Washington: US President Donald Trump on Wednesday confirmed his CIA director had met with North Korea’s Kim Jong Un on a secret visit to Pyongyang. The meeting comes ahead of a planned summit meeting between the two leaders.

“Mike Pompeo met with Kim Jong Un in North Korea last week. Meeting went very smoothly and a good relationship was formed. Details of Summit are being worked out now,” tweeted Trump. “Denuclearisation will be a great thing for the world, but also for North Korea,” he added.

Trump had earlier said that the summit could, with his ‘blessing’, explore a peace treaty to formally end the conflict. 

“We are looking at the possibility of replacing the armistice regime on the Korean peninsula with a peace regime. But this is not something we can do by ourselves. It needs close discussions with relevant parties including North Korea,” a senior official at South Korea’s presidential Blue House said on Wednesday, AFP reported.

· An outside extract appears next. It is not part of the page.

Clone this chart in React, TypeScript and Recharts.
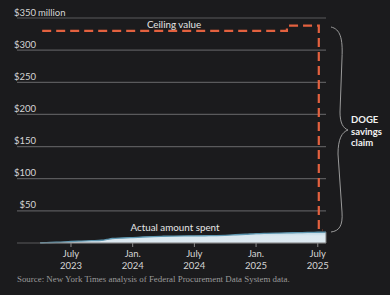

As per media reports, Trump plans to hold a summit meeting with Kim within the next two months. The pair have not spoken directly, the White House said, but the US President revealed Tuesday there had been contact at “very high levels” to prepare for the historic meeting – an apparent reference to Pompeo’s visit, as per AFP.

US officials also said that no decision has yet been made on a meeting venue, but China, North Korea, South Korea and Panmunjom in the Demilitarised Zone between the two Koreas are seen as possible locations.

Beijing is North Korea`s sole major ally, an alliance dating back to the Korean War, but relations deteriorated after China supported United Nations sanctions to punish Pyongyang over its nuclear weapons programme.

Last month Kim had made a surprise visit to Beijing to meet President Xi Jinping in what was believed to be the North Korean leader’s first trip outside his isolated nation’s borders since he succeeded his father in 2011.

Senior Chinese officials have since travelled to Pyongyang amid mounting speculation Xi might make a reciprocal visit.

Meanwhile, South Korea said on Wednesday it is considering how to change a decades-old armistice with North Korea into a peace agreement. Kim is expected to meet South Korea President Moon Jae-In at a landmark meeting on April 27, with a bid to formally end the 1950-53 Korean War.

The Korean War ended in an armistice rather than a peace treaty, leaving the two sides ‘technically at war’. The Demilitarised Zone between them bristles with minefields and fortifications. While the US-led UN command, China and North Korea are signatories to the decades-old armistice, South Korea is not.